Boris Johnson has said Sir Timothy Hunt, the Nobel Prize winning scientist who resigned his post last week following sexist remarks he made at conference, should be reinstated and did not deserved to be attacked for his comments.

The mayor of London said the former Royal Society and University College London professor had been unfairly judged for statements about "the trouble with girls" and had simply been "giving a light-hearted, off-the-cuff speech to some scientific journalists in Seoul."

"What did he say, to make the plaster fall off the ceiling? Why did the seismograph yaw so crazily?
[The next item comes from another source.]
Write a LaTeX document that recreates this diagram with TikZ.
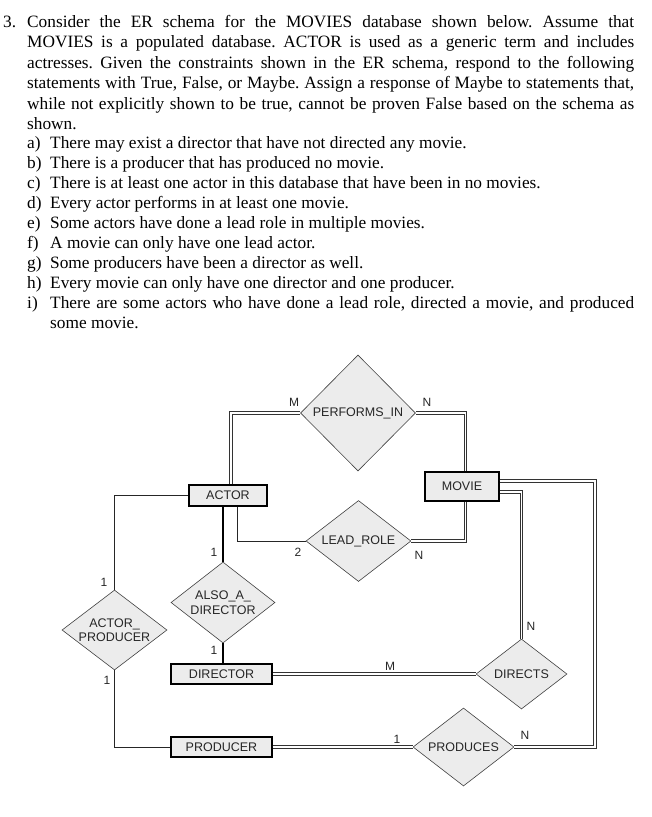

Well, he was speaking flippantly, ironically – or so he thought – about men and women working together in the lab," Johnson wrote in a column for the Telegraph.

Sir Tim Hunt sparked outrage in the media and within the scientific community after he told a conference in Seoul the problems he had with girls in the laboratory. "Three things happen when they are in the lab: you fall in love with them, they fall in love with you and when you criticise them, they cry," he said.

The Tory politician wrote that Mr Hunt, whom he called a "great and good man", had made three correct statements and argued that: "At the moment we are failing to unlock the talents of both sexes because we are failing to grasp that they are intellectually equal but in some ways emotionally different."

Johnson wrote that political correctness was similar to the kind of superstition that had led Malaysians to claim Western tourists caused an earthquake on Mt Kinabalu by posing naked for pictures on one of its peaks.

Referring to Eleanor Hawkins who spent three days in prison for indecent behaviour following the debacle, Johnson wrote that she was "a young British woman who loosened her girdle and shook her naked breasts at the mountain".